### EXERCISE
In the material below, please retype the lines from the very first through the one with "from matplotlib.colors import", exactly and without pictures.

### MATERIAL PROVIDED
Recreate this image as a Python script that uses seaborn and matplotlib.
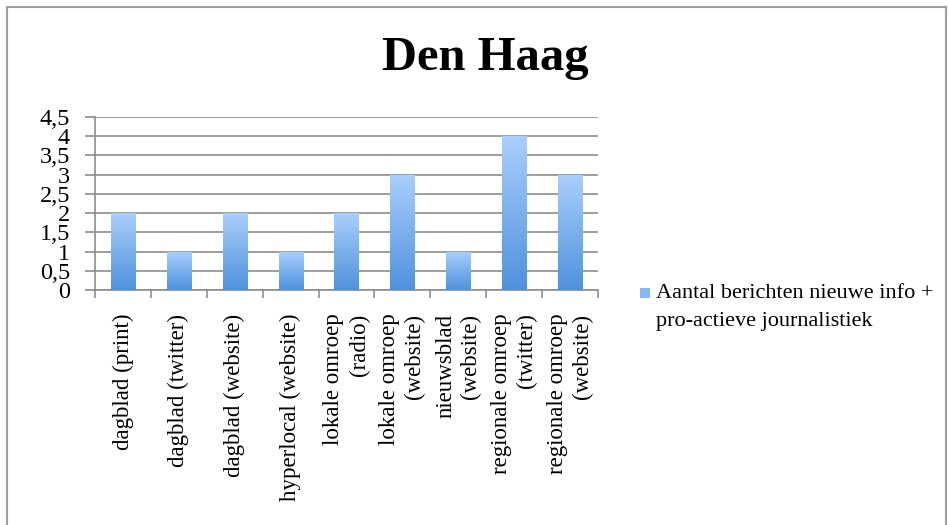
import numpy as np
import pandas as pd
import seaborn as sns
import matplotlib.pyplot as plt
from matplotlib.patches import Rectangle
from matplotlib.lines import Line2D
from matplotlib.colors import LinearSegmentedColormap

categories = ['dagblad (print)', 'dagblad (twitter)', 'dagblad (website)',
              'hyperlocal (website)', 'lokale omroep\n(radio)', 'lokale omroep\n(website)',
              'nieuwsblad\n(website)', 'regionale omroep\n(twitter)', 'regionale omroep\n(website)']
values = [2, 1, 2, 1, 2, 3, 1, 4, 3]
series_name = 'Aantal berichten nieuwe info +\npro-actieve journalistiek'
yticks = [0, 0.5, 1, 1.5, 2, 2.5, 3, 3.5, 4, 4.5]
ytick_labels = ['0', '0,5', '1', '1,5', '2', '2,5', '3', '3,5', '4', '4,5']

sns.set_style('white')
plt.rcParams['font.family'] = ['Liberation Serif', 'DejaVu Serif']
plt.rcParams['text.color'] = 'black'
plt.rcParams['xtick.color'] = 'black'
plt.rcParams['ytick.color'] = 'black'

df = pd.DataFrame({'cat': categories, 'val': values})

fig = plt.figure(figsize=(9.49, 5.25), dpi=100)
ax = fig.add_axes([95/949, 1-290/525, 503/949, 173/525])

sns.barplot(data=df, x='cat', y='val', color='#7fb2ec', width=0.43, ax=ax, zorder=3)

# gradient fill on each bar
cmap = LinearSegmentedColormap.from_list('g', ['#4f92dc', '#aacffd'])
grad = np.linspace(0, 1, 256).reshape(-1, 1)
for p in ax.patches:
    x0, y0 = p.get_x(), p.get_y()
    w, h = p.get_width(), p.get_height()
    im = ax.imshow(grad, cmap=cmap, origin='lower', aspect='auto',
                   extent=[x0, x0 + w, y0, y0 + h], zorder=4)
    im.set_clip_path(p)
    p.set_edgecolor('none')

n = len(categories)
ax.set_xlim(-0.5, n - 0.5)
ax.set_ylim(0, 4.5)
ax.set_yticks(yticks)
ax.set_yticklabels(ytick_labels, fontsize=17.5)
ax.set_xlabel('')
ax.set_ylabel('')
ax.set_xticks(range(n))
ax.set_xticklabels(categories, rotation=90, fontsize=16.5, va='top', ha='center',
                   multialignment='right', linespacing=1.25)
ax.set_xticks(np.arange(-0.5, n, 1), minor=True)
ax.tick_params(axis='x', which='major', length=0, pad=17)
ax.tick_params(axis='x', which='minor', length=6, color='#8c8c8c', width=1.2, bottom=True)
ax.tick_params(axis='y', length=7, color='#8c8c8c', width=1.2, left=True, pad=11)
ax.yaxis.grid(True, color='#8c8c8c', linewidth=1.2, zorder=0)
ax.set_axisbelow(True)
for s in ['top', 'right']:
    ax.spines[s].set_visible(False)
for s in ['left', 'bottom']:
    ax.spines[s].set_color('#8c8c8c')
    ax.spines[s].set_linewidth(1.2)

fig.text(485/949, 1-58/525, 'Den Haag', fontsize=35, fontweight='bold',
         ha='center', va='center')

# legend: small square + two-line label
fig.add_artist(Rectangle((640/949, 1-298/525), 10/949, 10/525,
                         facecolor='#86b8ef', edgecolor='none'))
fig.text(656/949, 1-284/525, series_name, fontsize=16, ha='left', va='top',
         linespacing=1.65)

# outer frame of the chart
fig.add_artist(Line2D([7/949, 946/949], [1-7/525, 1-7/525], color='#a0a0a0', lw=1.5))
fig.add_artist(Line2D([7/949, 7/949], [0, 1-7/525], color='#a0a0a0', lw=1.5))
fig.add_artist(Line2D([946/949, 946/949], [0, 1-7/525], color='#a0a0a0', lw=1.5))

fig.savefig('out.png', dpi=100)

### OUTPUT BELOW
Recreate this image as a Python script that uses seaborn and matplotlib.
import numpy as np
import pandas as pd
import seaborn as sns
import matplotlib.pyplot as plt
from matplotlib.patches import Rectangle
from matplotlib.lines import Line2D
from matplotlib.colors import LinearSegmentedColormap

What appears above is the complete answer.